### Written request:
Retype, word for word, the lines from the first line of the entries through the line that holds "8.20, 8.09]"; leave out the pictures.

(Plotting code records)
###
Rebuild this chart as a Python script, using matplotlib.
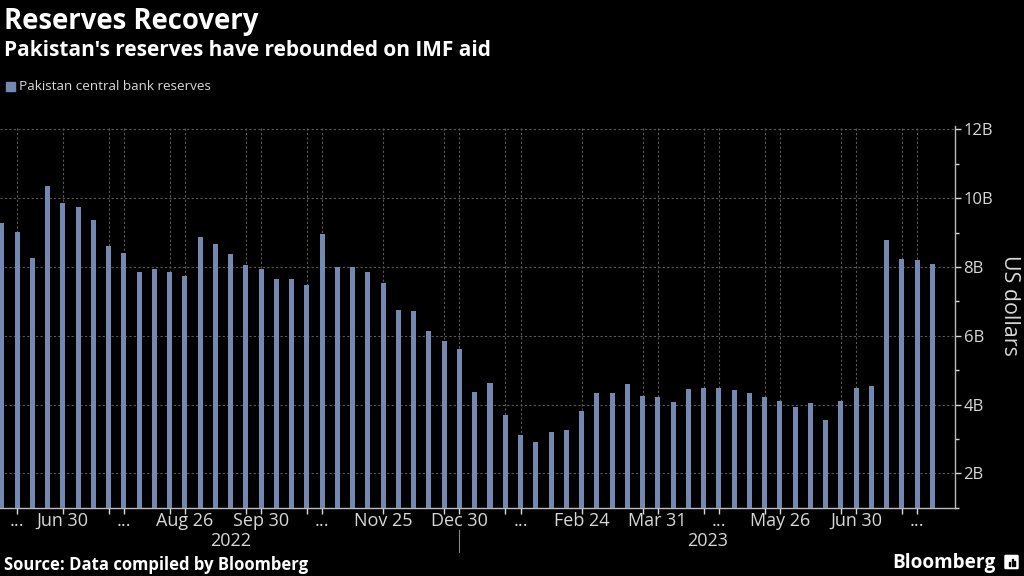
import matplotlib
matplotlib.use("Agg")
import matplotlib.pyplot as plt
from matplotlib.patches import FancyBboxPatch, Rectangle
from matplotlib.ticker import FixedLocator, MultipleLocator
import numpy as np

# weekly reserves, billions of US dollars
reserves = [9.28, 9.02, 8.27, 10.36, 9.85, 9.75, 9.38, 8.62, 8.42, 7.86,
            7.94, 7.84, 7.74, 8.86, 8.67, 8.39, 8.05, 7.94, 7.64, 7.64,
            7.49, 8.95, 7.99, 7.99, 7.86, 7.54, 6.75, 6.72, 6.15, 5.85,
            5.60, 4.35, 4.64, 3.70, 3.10, 2.92, 3.20, 3.27, 3.82, 4.33,
            4.33, 4.61, 4.26, 4.23, 4.06, 4.46, 4.49, 4.49, 4.41, 4.33,
            4.22, 4.11, 3.93, 4.03, 3.56, 4.09, 4.49, 4.54, 8.78, 8.22,
            8.20, 8.09]

label_pos = [1, 4, 8, 12, 17, 21, 25, 30, 34, 38, 43, 47, 51, 56, 60]
label_txt = ["...", "Jun 30", "...", "Aug 26", "Sep 30", "...", "Nov 25",
             "Dec 30", "...", "Feb 24", "Mar 31", "...", "May 26", "Jun 30", "..."]
grid_pos = [1, 4, 7, 8, 11, 12, 16, 17, 20, 21, 25, 29, 30, 33, 34, 38,
            42, 43, 46, 47, 50, 51, 55, 56, 59, 60]
years = ["2022", "2023"]
year_break = 30
yticks = [2, 4, 6, 8, 10, 12]

BG = "black"
BAR = "#7389b1"
TXT = "#d8d8d8"
GRID = "#5a5a5a"
FONT = "Open Sans"

plt.rcParams['font.family'] = [FONT, 'DejaVu Sans']

fig = plt.figure(figsize=(10.24, 5.76), dpi=100, facecolor=BG)
ax = fig.add_axes([0.0, 0.1186, 0.9329, 0.6627], facecolor=BG)

x = np.arange(len(reserves))
ax.bar(x, reserves, width=0.33, color=BAR, zorder=3)

xmax = 62.5
ax.set_xlim(-0.12, xmax)
ax.set_ylim(1, 12.1)

# y axis on the right
ax.yaxis.tick_right()
ax.yaxis.set_major_locator(FixedLocator(yticks))
ax.yaxis.set_minor_locator(MultipleLocator(1))
ax.set_yticklabels(["%dB" % v for v in yticks])
ax.tick_params(axis="y", which="major", colors=TXT, labelsize=12, length=4,
               width=1, pad=2, direction="out")
ax.tick_params(axis="y", which="minor", colors=TXT, length=3, width=1,
               direction="out")

ax.set_xticks(grid_pos)
ax.set_xticklabels([""] * len(grid_pos))
ax.tick_params(axis="x", colors=TXT, length=4, width=1, direction="out")
xt = ax.get_xaxis_transform()
for p, t in zip(label_pos, label_txt):
    ax.text(p, -0.034, t, transform=xt, ha="center", va="center",
            color=TXT, fontsize=13)

ax.grid(True, axis="both", color=GRID, linestyle=(0, (2, 2)), linewidth=0.8,
        zorder=0)

for s in ["top", "left"]:
    ax.spines[s].set_visible(False)
for s in ["bottom", "right"]:
    ax.spines[s].set_color("#bbbbbb")
    ax.spines[s].set_linewidth(1)

# year labels
ax.text(year_break / 2, -0.086, years[0], transform=xt, ha="center",
        va="center", color=TXT, fontsize=13)
ax.text((year_break + xmax) / 2, -0.086, years[1], transform=xt, ha="center",
        va="center", color=TXT, fontsize=13)
ax.plot([year_break, year_break], [-0.058, -0.116], transform=xt,
        color="#888888", linewidth=0.8, clip_on=False)

fig.text(1010 / 1024, 1 - 305 / 576, "US dollars", rotation=270, ha="center",
         va="center", color=TXT, fontsize=15.4)

# titles
fig.text(4 / 1024, 1 - 21 / 576, "Reserves Recovery", color="white",
         fontsize=19.8, fontweight="bold", ha="left", va="center")
fig.text(4 / 1024, 1 - 50 / 576, "Pakistan's reserves have rebounded on IMF aid",
         color="white", fontsize=15, fontweight="bold", ha="left", va="center")

# legend
fig.patches.append(Rectangle((6 / 1024, 1 - 91 / 576), 9 / 1024, 9 / 576,
                             transform=fig.transFigure, color=BAR))
fig.text(19 / 1024, 1 - 87 / 576, "Pakistan central bank reserves", color=TXT,
         fontsize=9.7, ha="left", va="center")

# footer
fig.text(4 / 1024, 1 - 565 / 576, "Source: Data compiled by Bloomberg",
         color="white", fontsize=12, fontweight="bold", ha="left", va="center")
fig.text(996 / 1024, 1 - 563 / 576, "Bloomberg", color="white", fontsize=13.7,
         fontweight="bold", ha="right", va="center")
fig.patches.append(FancyBboxPatch((1006 / 1024, 1 - 568 / 576), 11 / 1024, 12 / 576,
                                  boxstyle="round,pad=0.001",
                                  transform=fig.transFigure, color="white"))
for bx, bh in [(1009, 4), (1011.5, 7), (1014, 5)]:
    fig.patches.append(Rectangle((bx / 1024, 1 - 566 / 576), 1.4 / 1024, bh / 576,
                                 transform=fig.transFigure, color="black"))

fig.savefig("out.png", dpi=100, facecolor=BG)
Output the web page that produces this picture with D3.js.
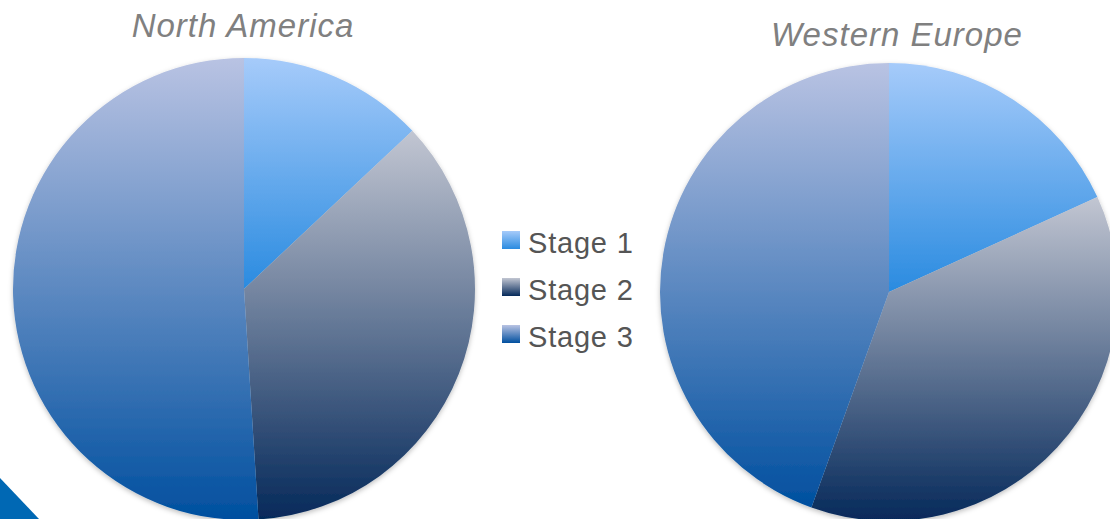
<!DOCTYPE html>
<meta charset="utf-8">
<head>
    <title>Stages by region</title>
</head>
<style>
    body { margin: 0; background: #fff; }
    svg { display: block; }
</style>
<body>
<svg></svg>
<script src="https://cdnjs.cloudflare.com/ajax/libs/d3/7.8.5/d3.min.js"></script>
<script>
    // Data
    const stages = ["Stage 1", "Stage 2", "Stage 3"];
    const northAmerica = [13, 36, 51];
    const westernEurope = [18.2, 37.3, 44.5];
    const regions = ["North America", "Western Europe"];

    // Configuration
    const width = 1110;
    const height = 519;
    const gradStops = {
        "Stage 1": ["#a6cbfa", "#2a8be0"],
        "Stage 2": ["#c2c6d2", "#05295a"],
        "Stage 3": ["#b9c3e3", "#004f9f"]
    };

    const svg = d3.select("svg").attr("width", width).attr("height", height);
    const defs = svg.append("defs");

    // one vertical gradient per stage, stretched over each slice's box
    stages.forEach((s, i) => {
        const g = defs.append("linearGradient")
            .attr("id", "grad" + i)
            .attr("x1", 0).attr("y1", 0).attr("x2", 0).attr("y2", 1);
        g.append("stop").attr("offset", "0%").attr("stop-color", gradStops[s][0]);
        g.append("stop").attr("offset", "100%").attr("stop-color", gradStops[s][1]);
    });

    const shadow = defs.append("filter").attr("id", "shadow")
        .attr("x", "-10%").attr("y", "-10%").attr("width", "120%").attr("height", "120%");
    shadow.append("feDropShadow")
        .attr("dx", 0).attr("dy", 2).attr("stdDeviation", 2.5)
        .attr("flood-color", "#000").attr("flood-opacity", 0.25);

    // corner decoration
    svg.append("path")
        .attr("d", "M0,478 L39,519 L0,519 Z")
        .attr("fill", "#0068b4");

    const pie = d3.pie().sort(null).value(d => d.value);

    const charts = [
        { name: regions[0], values: northAmerica, cx: 244, cy: 289, r: 231, tx: 243, ty: 37 },
        { name: regions[1], values: westernEurope, cx: 889, cy: 292, r: 229, tx: 897, ty: 46 }
    ];

    charts.forEach(c => {
        const arc = d3.arc().innerRadius(0).outerRadius(c.r);
        const data = stages.map((s, i) => ({ stage: s, i: i, value: c.values[i] }));

        const g = svg.append("g")
            .attr("transform", `translate(${c.cx},${c.cy})`)
            .attr("filter", "url(#shadow)");

        g.selectAll("path")
            .data(pie(data))
            .enter()
            .append("path")
            .attr("d", arc)
            .attr("fill", d => `url(#grad${d.data.i})`);

        svg.append("text")
            .attr("x", c.tx)
            .attr("y", c.ty)
            .attr("text-anchor", "middle")
            .attr("font-family", "'Liberation Sans', Arial, sans-serif")
            .attr("font-style", "italic")
            .attr("font-size", 33)
            .attr("letter-spacing", 1)
            .attr("fill", "#808080")
            .text(c.name);
    });

    // Legend
    const legend = svg.append("g").attr("transform", "translate(502,231)");
    const items = legend.selectAll("g")
        .data(stages)
        .enter()
        .append("g")
        .attr("transform", (d, i) => `translate(0,${i * 47})`);

    items.append("rect")
        .attr("width", 18)
        .attr("height", 18)
        .attr("fill", (d, i) => `url(#grad${i})`);

    items.append("text")
        .attr("x", 26)
        .attr("y", 22)
        .attr("font-family", "'Liberation Sans', Arial, sans-serif")
        .attr("font-size", 29)
        .attr("letter-spacing", 0.8)
        .attr("fill", "#555")
        .text(d => d);
</script>
</body>
</html>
###
### Response:
Rebuild this chart as a Python script, using matplotlib.
import matplotlib
matplotlib.use("Agg")
import matplotlib.pyplot as plt
from matplotlib.patches import FancyBboxPatch, Rectangle
from matplotlib.ticker import FixedLocator, MultipleLocator
import numpy as np

# weekly reserves, billions of US dollars
reserves = [9.28, 9.02, 8.27, 10.36, 9.85, 9.75, 9.38, 8.62, 8.42, 7.86,
            7.94, 7.84, 7.74, 8.86, 8.67, 8.39, 8.05, 7.94, 7.64, 7.64,
            7.49, 8.95, 7.99, 7.99, 7.86, 7.54, 6.75, 6.72, 6.15, 5.85,
            5.60, 4.35, 4.64, 3.70, 3.10, 2.92, 3.20, 3.27, 3.82, 4.33,
            4.33, 4.61, 4.26, 4.23, 4.06, 4.46, 4.49, 4.49, 4.41, 4.33,
            4.22, 4.11, 3.93, 4.03, 3.56, 4.09, 4.49, 4.54, 8.78, 8.22,
            8.20, 8.09]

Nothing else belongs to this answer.